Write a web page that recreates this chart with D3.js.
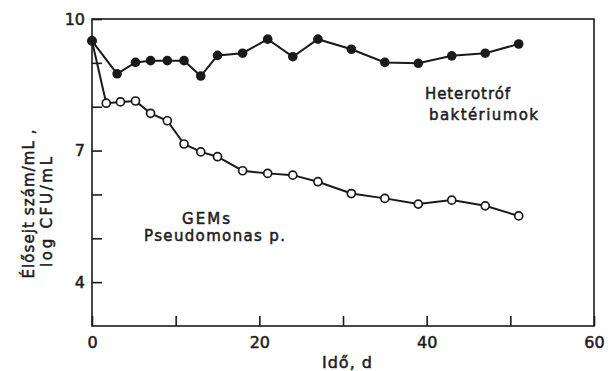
<!DOCTYPE html>
<html>
<head>
<meta charset="utf-8">
<script src="https://cdn.jsdelivr.net/npm/d3@7"></script>
<style>
  body { margin: 0; background: #fff; }
  text { font-family: "DejaVu Sans", sans-serif; fill: #1c1c1c; stroke: #1c1c1c; stroke-width: 0.5px; }
</style>
</head>
<body>
<svg id="chart" width="611" height="371"></svg>
<script>
// Heterotrophic bacteria (filled markers)
const heteroDays = [0, 3, 5.2, 7, 9, 11, 13, 15, 18, 21, 24, 27, 31, 35, 39, 43, 47, 51];
const heteroLog  = [9.50, 8.75, 9.01, 9.05, 9.05, 9.05, 8.70, 9.17, 9.22, 9.54, 9.14, 9.54, 9.31, 9.01, 8.99, 9.16, 9.22, 9.43];

// GEM Pseudomonas (open markers)
const gemDays = [0, 1.7, 3.4, 5.2, 7, 9, 11, 13, 15, 18, 21, 24, 27, 31, 35, 39, 43, 47, 51];
const gemLog  = [9.50, 8.08, 8.11, 8.13, 7.85, 7.68, 7.15, 6.97, 6.86, 6.54, 6.48, 6.44, 6.29, 6.02, 5.91, 5.78, 5.87, 5.74, 5.51];

const xTickValues = [0, 10, 20, 30, 40, 50, 60];
const xTickLabels = ["0", "", "20", "", "40", "", "60"];
const yTickValues = [4, 5, 6, 7, 8, 9, 10];
const yTickLabels = ["4", "", "", "7", "", "", "10"];

const heteroLabel = ["Heterotróf", "baktériumok"];
const gemLabel = ["GEMs", "Pseudomonas p."];
const yTitle = ["Élősejt szám/mL ,", "log CFU/mL"];
const xTitle = "Idő, d";

const ink = "#1a1a1a";
const svg = d3.select("#chart");

const x = d3.scaleLinear().domain([0, 60]).range([92, 594]);
const y = d3.scaleLinear().domain([3, 10]).range([326, 19]);

// axes with inward ticks
const xAxis = d3.axisBottom(x)
  .tickValues(xTickValues)
  .tickFormat((d, i) => xTickLabels[i])
  .tickSizeInner(-10).tickSizeOuter(0).tickPadding(11);
const yAxis = d3.axisLeft(y)
  .tickValues(yTickValues)
  .tickFormat((d, i) => yTickLabels[i])
  .tickSizeInner(-10).tickSizeOuter(0).tickPadding(7);

const gx = svg.append("g").attr("transform", `translate(0,${y(3)})`).call(xAxis);
const gy = svg.append("g").attr("transform", `translate(${x(0)},0)`).call(yAxis);
[gx, gy].forEach(g => {
  g.select(".domain").remove();
  g.selectAll(".tick line").attr("stroke", ink).attr("stroke-width", 1.6);
  g.selectAll(".tick text").attr("font-size", 16).attr("fill", ink)
    .style("font-family", '"DejaVu Sans", sans-serif');
});

// frame
svg.append("rect")
  .attr("x", x(0)).attr("y", y(10))
  .attr("width", x(60) - x(0)).attr("height", y(3) - y(10))
  .attr("fill", "none").attr("stroke", ink).attr("stroke-width", 1.6);

const line = d3.line().x(d => x(d[0])).y(d => y(d[1]));
const gemPts = gemDays.map((d, i) => [d, gemLog[i]]);
const heteroPts = heteroDays.map((d, i) => [d, heteroLog[i]]);

svg.append("path").datum(gemPts).attr("d", line)
  .attr("fill", "none").attr("stroke", ink).attr("stroke-width", 2);
svg.append("path").datum(heteroPts).attr("d", line)
  .attr("fill", "none").attr("stroke", ink).attr("stroke-width", 2);

svg.append("g").selectAll("circle").data(gemPts).join("circle")
  .attr("cx", d => x(d[0])).attr("cy", d => y(d[1])).attr("r", 4)
  .attr("fill", "#fff").attr("stroke", ink).attr("stroke-width", 1.7);
svg.append("g").selectAll("circle").data(heteroPts).join("circle")
  .attr("cx", d => x(d[0])).attr("cy", d => y(d[1])).attr("r", 4.8)
  .attr("fill", ink);

// text helper
function label(txt, px, py, size, len, anchor, rot) {
  const t = svg.append("text")
    .attr("transform", `translate(${px},${py})` + (rot ? ` rotate(${rot})` : ""))
    .attr("font-size", size)
    .attr("text-anchor", anchor || "start")
    .text(txt);
  if (len) t.attr("textLength", len).attr("lengthAdjust", "spacing");
  return t;
}

label(heteroLabel[0], 425, 99, 15, 85);
label(heteroLabel[1], 429, 120, 15, 109);
label(gemLabel[0], 206, 224, 15, 48, "middle");
label(gemLabel[1], 144, 241, 15, 141);

label(xTitle, 322, 368, 16, 50);
label(yTitle[0], 34, 204, 15, 149, "middle", -90);
label(yTitle[1], 52, 212, 15, 110, "middle", -90);
</script>
</body>
</html>
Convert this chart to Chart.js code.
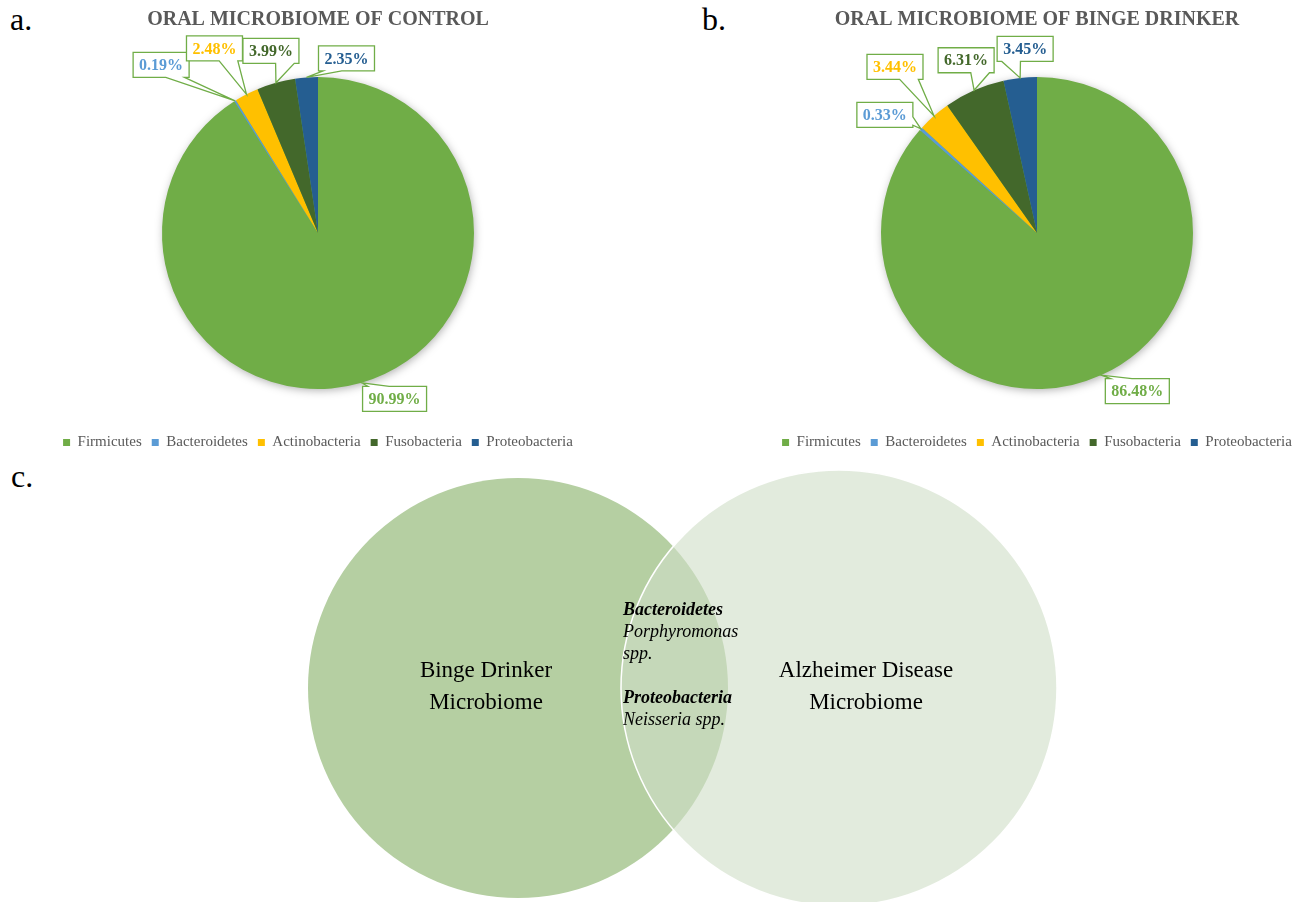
<!DOCTYPE html>
<html>
<head>
<meta charset="utf-8">
<script src="https://cdn.jsdelivr.net/npm/chart.js@4/dist/chart.umd.min.js"></script>
<style>
  body { margin: 0; background: #fff; width: 1309px; height: 902px; overflow: hidden; position: relative; font-family: "Liberation Serif", "Times New Roman", serif; }
  canvas { position: absolute; }
  .panel { position: absolute; font-size: 32px; line-height: 32px; color: #000; }
  #pieA { left: 0; top: 0; }
  #pieB { left: 757px; top: 0; }
  #venn { left: 0; top: 470px; }
</style>
</head>
<body>
<div class="panel" style="left:10px;top:3px">a.</div>
<div class="panel" style="left:702px;top:3px">b.</div>
<div class="panel" style="left:11px;top:460px">c.</div>
<canvas id="pieA" width="636" height="460"></canvas>
<canvas id="pieB" width="560" height="460"></canvas>
<canvas id="venn" width="1309" height="432"></canvas>
<script>
// data
const phyla = ['Firmicutes', 'Bacteroidetes', 'Actinobacteria', 'Fusobacteria', 'Proteobacteria'];
const controlPct = [90.99, 0.19, 2.48, 3.99, 2.35];
const bingePct = [86.48, 0.33, 3.44, 6.31, 3.45];
const phylumColors = ['#70AD47', '#5B9BD5', '#FFC000', '#43682B', '#255E91'];

const vennSets = ['Binge Drinker Microbiome', 'Alzheimer Disease Microbiome'];
const vennX = [0, 1.5];
const vennY = [0, 0];
const sharedTaxa = [['Bacteroidetes', 'Porphyromonas spp.'], ['Proteobacteria', 'Neisseria spp.']];

// layout: where each callout box sits relative to its slice edge (px)
const calloutOffsetA = [[33, 16], [-74, -36], [-32, -46], [-5, -32], [40, -19]];
const calloutOffsetB = [[36, 16], [-36, -14], [-39, -49], [-8, -30], [5, -29]];

const SERIF = "'Liberation Serif', 'Times New Roman', serif";
const GRAY = '#595959';

const pieShadow = {
  id: 'pieShadow',
  beforeDatasetsDraw(chart) {
    const arc = chart.getDatasetMeta(0).data[0];
    if (!arc) return;
    const p = arc.getProps(['x', 'y', 'outerRadius'], true);
    const ctx = chart.ctx;
    ctx.save();
    ctx.shadowColor = 'rgba(0,0,0,0.35)';
    ctx.shadowBlur = 10;
    ctx.shadowOffsetX = 1;
    ctx.shadowOffsetY = 2;
    ctx.fillStyle = '#70AD47';
    ctx.beginPath();
    ctx.arc(p.x, p.y, p.outerRadius - 1, 0, Math.PI * 2);
    ctx.fill();
    ctx.restore();
  }
};

// rectangle callout with a wedge pointing at (tx, ty)
function calloutPath(ctx, bx, by, w, h, tx, ty) {
  const l = bx - w / 2, r = bx + w / 2, t = by - h / 2, b = by + h / 2;
  const dx = tx - bx, dy = ty - by;
  ctx.beginPath();
  ctx.moveTo(l, t);
  if (Math.abs(dy) * w >= Math.abs(dx) * h) {
    const x1 = dx < 0 ? l + w / 12 : l + 7 * w / 12;
    const x2 = dx < 0 ? l + 5 * w / 12 : l + 11 * w / 12;
    if (dy < 0) {
      ctx.lineTo(x1, t); ctx.lineTo(tx, ty); ctx.lineTo(x2, t);
      ctx.lineTo(r, t); ctx.lineTo(r, b); ctx.lineTo(l, b);
    } else {
      ctx.lineTo(r, t); ctx.lineTo(r, b);
      ctx.lineTo(x2, b); ctx.lineTo(tx, ty); ctx.lineTo(x1, b);
      ctx.lineTo(l, b);
    }
  } else {
    const y1 = dy < 0 ? t + h / 12 : t + 7 * h / 12;
    const y2 = dy < 0 ? t + 5 * h / 12 : t + 11 * h / 12;
    if (dx > 0) {
      ctx.lineTo(r, t); ctx.lineTo(r, y1); ctx.lineTo(tx, ty); ctx.lineTo(r, y2);
      ctx.lineTo(r, b); ctx.lineTo(l, b);
    } else {
      ctx.lineTo(r, t); ctx.lineTo(r, b); ctx.lineTo(l, b);
      ctx.lineTo(l, y2); ctx.lineTo(tx, ty); ctx.lineTo(l, y1);
    }
  }
  ctx.closePath();
}

function makeCallouts(offsets) {
  return {
    id: 'callouts',
    afterDatasetsDraw(chart) {
      const ctx = chart.ctx;
      const values = chart.data.datasets[0].data;
      const colors = chart.data.datasets[0].backgroundColor;
      chart.getDatasetMeta(0).data.forEach((arc, i) => {
        const p = arc.getProps(['x', 'y', 'startAngle', 'endAngle', 'outerRadius'], true);
        const mid = (p.startAngle + p.endAngle) / 2;
        const tx = p.x + Math.cos(mid) * p.outerRadius;
        const ty = p.y + Math.sin(mid) * p.outerRadius;
        const bx = tx + offsets[i][0];
        const by = ty + offsets[i][1];
        const text = values[i].toFixed(2) + '%';
        ctx.save();
        ctx.font = 'bold 16px ' + SERIF;
        const w = ctx.measureText(text).width + 12;
        const h = 25;
        calloutPath(ctx, bx, by, w, h, tx, ty);
        ctx.fillStyle = '#fff';
        ctx.fill();
        ctx.lineWidth = 1.3;
        ctx.strokeStyle = '#70AD47';
        ctx.stroke();
        ctx.fillStyle = colors[i];
        ctx.textAlign = 'center';
        ctx.textBaseline = 'middle';
        ctx.fillText(text, bx, by + 1);
        ctx.restore();
      });
    }
  };
}

function makePie(id, title, values, offsets) {
  return new Chart(document.getElementById(id), {
    type: 'pie',
    data: {
      labels: phyla,
      datasets: [{
        data: values,
        backgroundColor: phylumColors,
        borderWidth: 0
      }]
    },
    options: {
      responsive: false,
      animation: false,
      events: [],
      radius: 156,
      layout: { padding: 0 },
      plugins: {
        title: {
          display: true,
          text: title,
          color: GRAY,
          font: { family: SERIF, size: 20, weight: 'bold', lineHeight: 1.2 },
          padding: { top: 8, bottom: 9 }
        },
        legend: {
          position: 'bottom',
          labels: {
            boxWidth: 7,
            boxHeight: 7,
            padding: 10,
            color: GRAY,
            font: { family: SERIF, size: 15 }
          }
        },
        tooltip: { enabled: false }
      }
    },
    plugins: [pieShadow, makeCallouts(offsets)]
  });
}

makePie('pieA', 'ORAL MICROBIOME OF CONTROL', controlPct, calloutOffsetA);
makePie('pieB', 'ORAL MICROBIOME OF BINGE DRINKER', bingePct, calloutOffsetB);

// bubble controller that does not shrink the chart area for its big circles
const BubbleBase = Chart.BubbleController || Chart.controllers.bubble;
class VennController extends BubbleBase {
  getMaxOverflow() { return 0; }
}
VennController.id = 'venn';
VennController.defaults = BubbleBase.defaults;
VennController.overrides = BubbleBase.overrides;
Chart.register(VennController);

// venn: text drawn relative to the circle centres
function splitLast(s) {
  const k = s.lastIndexOf(' ');
  return [s.slice(0, k), s.slice(k + 1)];
}

function wrap(ctx, text, maxW) {
  const words = text.split(' ');
  const lines = [];
  let cur = '';
  words.forEach(wd => {
    const test = cur ? cur + ' ' + wd : wd;
    if (cur && ctx.measureText(test).width > maxW) { lines.push(cur); cur = wd; }
    else cur = test;
  });
  if (cur) lines.push(cur);
  return lines;
}

const vennText = {
  id: 'vennText',
  afterDatasetsDraw(chart) {
    const ctx = chart.ctx;
    const pts = chart.getDatasetMeta(0).data;
    const left = pts[0], right = pts[1];
    ctx.save();
    ctx.fillStyle = '#000';
    ctx.textAlign = 'center';
    ctx.textBaseline = 'alphabetic';
    ctx.font = '23px ' + SERIF;
    const nameShift = [-32, 27];
    [left, right].forEach((pt, i) => {
      const lines = splitLast(vennSets[i]);
      ctx.fillText(lines[0], pt.x + nameShift[i], pt.y - 11);
      ctx.fillText(lines[1], pt.x + nameShift[i], pt.y + 21);
    });
    ctx.textAlign = 'left';
    const x0 = left.x + 105;
    let y = left.y - 73;
    sharedTaxa.forEach(taxon => {
      ctx.font = 'italic bold 18px ' + SERIF;
      ctx.fillText(taxon[0], x0, y);
      y += 22;
      ctx.font = 'italic 18px ' + SERIF;
      wrap(ctx, taxon[1], 118).forEach(line => {
        ctx.fillText(line, x0, y);
        y += 22;
      });
      y += 22;
    });
    ctx.restore();
  }
};

new Chart(document.getElementById('venn'), {
  type: 'venn',
  data: {
    datasets: [{
      data: vennX.map((x, i) => ({ x: x, y: vennY[i], r: i === 0 ? 210 : 218 })),
      backgroundColor: ['#B5CFA2', 'rgba(207,222,199,0.61)'],
      borderColor: ['rgba(0,0,0,0)', '#ffffff'],
      borderWidth: [0, 1.5],
      clip: false
    }]
  },
  options: {
    responsive: false,
    animation: false,
    events: [],
    layout: { padding: 0 },
    scales: {
      x: { type: 'linear', display: false, min: -2.4206, max: 3.6963 },
      y: { type: 'linear', display: false, min: -1.0, max: 1.0187 }
    },
    plugins: { legend: { display: false }, tooltip: { enabled: false } }
  },
  plugins: [vennText]
});
</script>
</body>
</html>
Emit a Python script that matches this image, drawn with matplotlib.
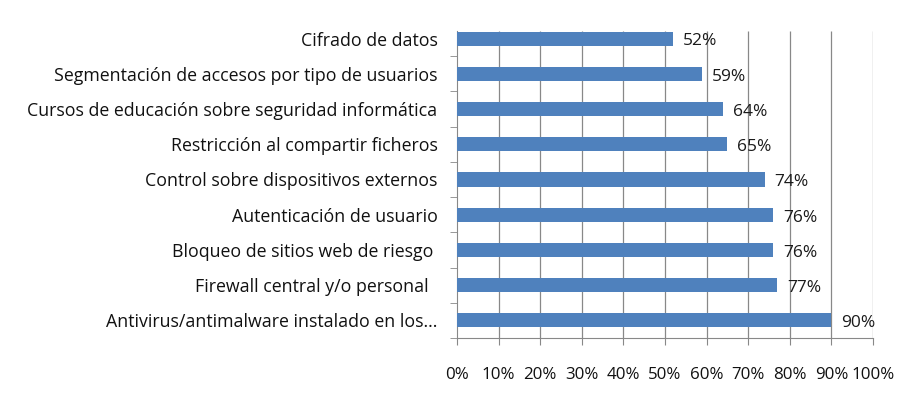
● ● ● ●
§ Exercise task:
Hand back the exact lines from the start of the entries to the line with "9.16, 9.22, 9.43];", both ends kept and pictures left out.

§ Exercise result:
Write a web page that recreates this chart with D3.js.
<!DOCTYPE html>
<html>
<head>
<meta charset="utf-8">
<script src="https://cdn.jsdelivr.net/npm/d3@7"></script>
<style>
  body { margin: 0; background: #fff; }
  text { font-family: "DejaVu Sans", sans-serif; fill: #1c1c1c; stroke: #1c1c1c; stroke-width: 0.5px; }
</style>
</head>
<body>
<svg id="chart" width="611" height="371"></svg>
<script>
// Heterotrophic bacteria (filled markers)
const heteroDays = [0, 3, 5.2, 7, 9, 11, 13, 15, 18, 21, 24, 27, 31, 35, 39, 43, 47, 51];
const heteroLog  = [9.50, 8.75, 9.01, 9.05, 9.05, 9.05, 8.70, 9.17, 9.22, 9.54, 9.14, 9.54, 9.31, 9.01, 8.99, 9.16, 9.22, 9.43];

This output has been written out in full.